The selection of color has always been a fundamental problem of painting. How artists solve this problem reflects why they paint and what they communicate to their viewers. Color theory is the result of a search for information about the human visual experience of color and an attempt to formulate relationships between this experience and its causes.

In the spring of 1985, New York City–based artist Sanford Wurmfeld wrote the above words in the catalogue essay introducing a groundbreaking exhibition he curated for the Bertha and Karl Leubsdorf Art Gallery at Hunter College entitled Color Documents: A Presentational Theory. Dozens of original treatises and diagrammatic plates were featured in the show describing European and American color systems published from the eighteenth century to the present, many loaned from his own comprehensive personal library. Created by both artists and scientists alike, these systems endeavored to empirically organize color stimulus according to direct visual experience.

On the heels of this innovative exhibition, Wurmfeld conceived and began offering his now legendary Color Seminar course at Hunter College, where he had been teaching since 1967 and served as Chairperson of the Art Department (from 1978 to 2006). Building and expanding upon concepts examined in earlier classes he taught—including Psychology and Art, as well as History of Color Theory—Wurmfeld’s new course brought concepts from divergent subjects such as semiotics, sign theory, and communication theory to the discussion of color experience in art. The course challenged participating students to look well beyond the then-standard art historical analysis of an artwork’s iconography and to equally consider its aesthetic qualities as well, namely color.

Geared to artists and art historians, Wurmfeld taught his Color Seminar each semester for the next twenty-five years, with his last class taking place in the spring of 2012, the year he retired. All told, more than five-hundred individuals participated in his elective course, and its extensive and continuing impact on contemporary art discourse, and on abstract painting in particular, cannot be overstated. From studios to classrooms, former students, now established artists in their own right, for years now have been teaching their own interpretations of this course in visual arts and curatorial programs across the country.

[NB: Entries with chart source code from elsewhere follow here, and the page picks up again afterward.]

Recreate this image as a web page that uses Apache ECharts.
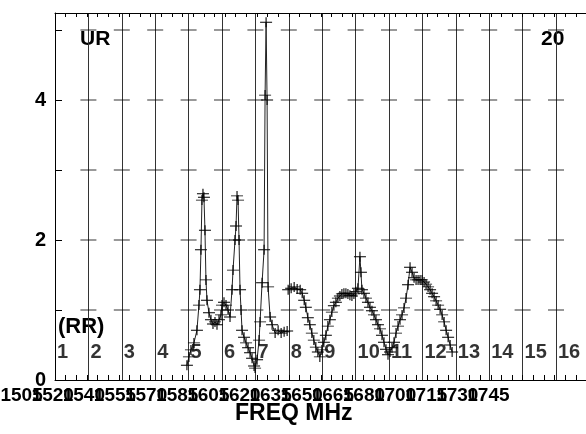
<!DOCTYPE html>
<html><head><meta charset="utf-8">
<script src="https://cdn.jsdelivr.net/npm/echarts@6/dist/echarts.min.js"></script>
<style>html,body{margin:0;padding:0;background:#fff}#c{width:586px;height:434px}</style>
</head><body><div id="c"></div>
<script>
// ---- data (x in channel units from the left frame, y in plotted units) ----
const freqLabels = ['1505','1520','1540','1555','1570','1585','1605','1620','1635','1650','1665','1680','1700','1715','1730','1745'];
const yTickLabels = ['0','','2','','4',''];
const chanLabels = ['1','2','3','4','5','6','7','8','9','10','11','12','13','14','15','16'];

const segA = [[3.95,0.21],[4.01,0.33],[4.07,0.43],[4.16,0.53],[4.25,0.71],[4.31,1.07],[4.34,1.29],[4.37,1.86],[4.40,2.57],[4.43,2.66],[4.46,2.61],[4.49,2.14],[4.52,1.43],[4.55,1.14],[4.61,0.96],[4.67,0.86],[4.73,0.80],[4.79,0.83],[4.85,0.79],[4.91,0.86],[4.97,0.93],[5.00,1.07],[5.06,1.11],[5.12,1.07],[5.18,1.00],[5.24,0.90],[5.30,1.29],[5.33,1.57],[5.39,2.00],[5.42,2.20],[5.45,2.63],[5.48,2.57],[5.51,2.00],[5.54,1.29],[5.57,1.00],[5.60,0.71],[5.66,0.61],[5.72,0.53],[5.78,0.46],[5.84,0.39],[5.90,0.31],[5.96,0.20]];
const segB = [[5.99,0.17],[6.05,0.29],[6.11,0.57],[6.14,0.83],[6.20,1.39],[6.26,1.86],[6.29,4.07],[6.32,5.11],[6.35,4.00],[6.38,1.33],[6.44,0.90],[6.50,0.79],[6.59,0.67],[6.68,0.71],[6.77,0.67],[6.86,0.69],[6.95,0.70]];
const segC = [[6.98,1.29],[7.07,1.31],[7.16,1.33],[7.25,1.30],[7.34,1.29],[7.40,1.24],[7.46,1.14],[7.51,1.04],[7.57,0.89],[7.63,0.79],[7.69,0.67],[7.75,0.57],[7.81,0.47],[7.87,0.40],[7.93,0.33],[7.99,0.43],[8.05,0.54],[8.11,0.64],[8.17,0.77],[8.23,0.86],[8.29,0.97],[8.35,1.06],[8.41,1.11],[8.47,1.17],[8.53,1.20],[8.59,1.23],[8.65,1.24],[8.71,1.24],[8.77,1.23],[8.83,1.21],[8.89,1.20],[8.95,1.23],[9.01,1.26],[9.07,1.31],[9.13,1.76],[9.16,1.54],[9.19,1.29],[9.25,1.24],[9.31,1.17],[9.37,1.11],[9.43,1.04],[9.49,0.99],[9.55,0.93],[9.61,0.86],[9.67,0.79],[9.73,0.73],[9.79,0.64],[9.85,0.54],[9.91,0.44],[9.97,0.36],[10.03,0.40],[10.09,0.46],[10.15,0.54],[10.21,0.67],[10.27,0.77],[10.33,0.86],[10.39,0.93],[10.45,1.03],[10.51,1.17],[10.57,1.36],[10.63,1.61],[10.69,1.54],[10.75,1.46],[10.81,1.43],[10.87,1.43],[10.93,1.43],[10.99,1.43],[11.05,1.40],[11.11,1.37],[11.17,1.33],[11.23,1.29],[11.29,1.24],[11.35,1.19],[11.41,1.13],[11.47,1.07],[11.53,1.01],[11.59,0.93],[11.65,0.83],[11.71,0.71],[11.77,0.61],[11.83,0.50],[11.89,0.40]];

// ---- chart ----
const FONT = '"Liberation Sans", Arial, Helvetica, sans-serif';
const W = 534.4, LABEL_PITCH = 31.12, TICK_PITCH = 10.63;
const chart = echarts.init(document.getElementById('c'), null, {renderer: 'canvas'});

const crossMarks = [];
for (let k = 1; k <= 15; k++) for (let j = 1; j <= 5; j++) crossMarks.push([k, j]);
const chanPts = chanLabels.map((t, i) => ({value: [i, 0.4], label: {formatter: t}}));

const plus = 'path://M0,5L10,5M5,0L5,10';
const lineSeries = (d) => ({
  type: 'line', xAxisIndex: 2, data: d, symbol: plus, symbolSize: [12, 10],
  itemStyle: {color: 'none', borderColor: '#000', borderWidth: 1},
  lineStyle: {color: '#222', width: 1}, showAllSymbol: true, z: 5
});
const tickAxis = (pos) => ({
  type: 'value', min: 0, max: W / TICK_PITCH, interval: 1, position: pos,
  axisLine: {show: true, onZero: false, lineStyle: {color: '#000', width: 1}},
  axisTick: {show: true, inside: true, length: pos === 'top' ? 4 : 5, lineStyle: {color: '#000'}},
  splitLine: {show: false}, axisLabel: {show: false}
});

chart.setOption({
  animation: false,
  backgroundColor: '#fff',
  grid: {left: 55, top: 13, width: W, height: 367, containLabel: false, outerBoundsMode: 'none'},
  xAxis: [
    { // frequency labels (index -1 is an empty slot at the frame's left edge)
      type: 'value', min: -1, max: W / LABEL_PITCH - 1, interval: 1, position: 'bottom',
      axisLine: {show: false, onZero: false}, axisTick: {show: false}, splitLine: {show: false},
      axisLabel: {
        show: true, margin: 6, fontSize: 19, fontWeight: 'bold', fontFamily: FONT, color: '#000',
        padding: [0, 129, 0, 0], hideOverlap: false,
        formatter: v => (Number.isInteger(v) && freqLabels[v]) ? freqLabels[v] : ''
      }
    },
    tickAxis('top'),
    { // channel axis (grid lines)
      type: 'value', min: 0, max: 16, interval: 1, position: 'bottom',
      axisLine: {show: false, onZero: false}, axisTick: {show: false}, axisLabel: {show: false},
      splitLine: {show: true, lineStyle: {color: '#333', width: 1}}
    },
    tickAxis('bottom')
  ],
  yAxis: {
    type: 'value', min: 0, max: 367 / 70, interval: 1,
    axisLine: {show: true, onZero: false, lineStyle: {color: '#000', width: 1}},
    axisTick: {show: true, inside: true, length: 7, lineStyle: {color: '#000'}},
    splitLine: {show: false},
    axisLabel: {
      show: true, margin: 9, fontSize: 20, fontWeight: 'bold', fontFamily: FONT, color: '#000',
      showMaxLabel: false,
      formatter: v => (Number.isInteger(v) && yTickLabels[v]) ? yTickLabels[v] : ''
    }
  },
  series: [
    { type: 'scatter', xAxisIndex: 2, data: crossMarks, symbol: 'rect', symbolSize: [16, 1],
      itemStyle: {color: '#000'}, silent: true, z: 1 },
    { type: 'scatter', xAxisIndex: 2, data: chanPts, symbolSize: 0, silent: true, z: 3,
      label: {show: true, position: 'right', distance: 2, fontSize: 20, fontWeight: 'bold',
              fontFamily: FONT, color: '#000'} },
    lineSeries(segA), lineSeries(segB), lineSeries(segC)
  ],
  graphic: [
    {type: 'text', left: 80, top: 29, style: {text: 'UR', font: 'bold 21px ' + FONT, fill: '#000'}},
    {type: 'text', left: 541, top: 29, style: {text: '20', font: 'bold 21px ' + FONT, fill: '#000'}},
    {type: 'text', left: 58, top: 316, style: {text: '(RR)', font: 'bold 22px ' + FONT, fill: '#000'}},
    {type: 'text', left: 235, top: 402, style: {text: 'FREQ MHz', font: 'bold 23px ' + FONT, fill: '#000'}}
  ]
});
</script></body></html>
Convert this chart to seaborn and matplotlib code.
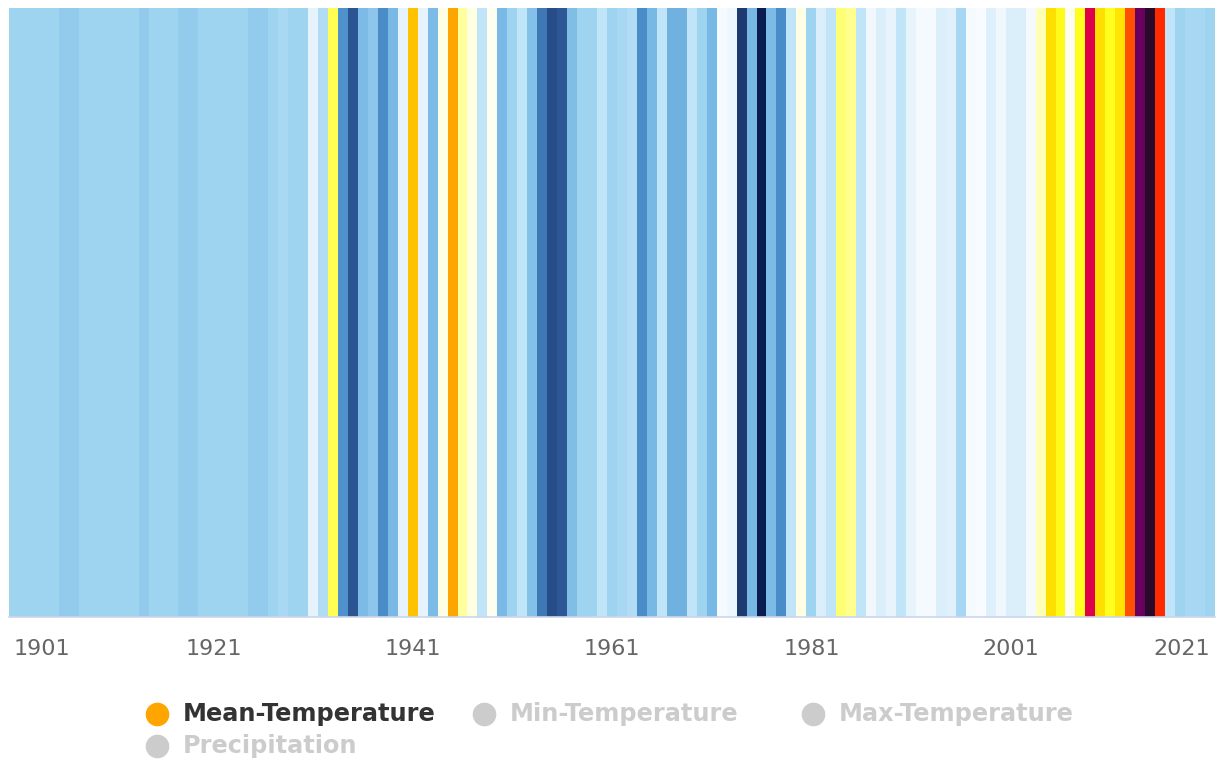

Wurmfeld’s own studio work has exhaustively investigated the subject of color and its capacity to elicit wide-ranging emotional responses in the viewer for more than five decades. He first began to explore color constructs in the spring of 1966 with a series of shaped abstract paintings and relief works organized around a restricted palette of just three colors. In subsequent decades, his purview expanded greatly to explore a broad array of color strategies across a wide variety of differing media, including painting, works on paper, sculpture, installation, and filmmaking. In 2000, Wurmfeld’s research culminated in his first Cyclorama, an immense and immersive elliptical color environment fusing together elements of painting, architecture, and time into a true Gesamtkunstwerk. He continues to investigate this distinctive format today and recently completed his third Cyclorama installment which will be premiered this coming fall at the Herron School of Art and Design Galleries in the Midwest, where I grew up.

I have had the great pleasure of collaborating with Sandy Wurmfeld here at the gallery for nearly a decade, so it is truly an honor to present his renowned Color Seminar transcribed in its entirety, and complemented by the artist’s subsequent reflections, in this handsome hardbound book. The publication begins with a discussion of afterimages and related experiments concerning the nature of color experience. It then works its way through theoretical ideas about color and the phenomenology of perception, finally ending with a discussion of color as content in twentieth and twenty-first century abstraction—what Wurmfeld terms “presentational art”— with its emphasis on artists crafting the viewer experience through an active analysis of color. The book concludes with a substantive bibliography of additional resources for readers to continue their own self-directed research into color history and experience. This will be our first volume in an ongoing series of artist-centered publications.

My hope for this book is that it will stimulate innovative ideas, provoke heated discussions, produce compelling new works of art, and ultimately become a fundamental resource for artists and arts thinkers, valued equally alongside key publications such as Josef Albers’s Interaction of Color, John Berger’s Ways of Seeing, and Edward R. Tufte’s The Visual Display of Quantitative Information, among many others. I can only dream about what new color concepts and pathways forward this book will seed in artists, curators, historians, writers, and other creatives in the near and distant future. Twenty years from now, if I’m fortunate enough to still be around to discuss color concerns, I would be overjoyed to serendipitously find this book in the studios of artists, art school classrooms, libraries, and museum bookstores across the country and beyond.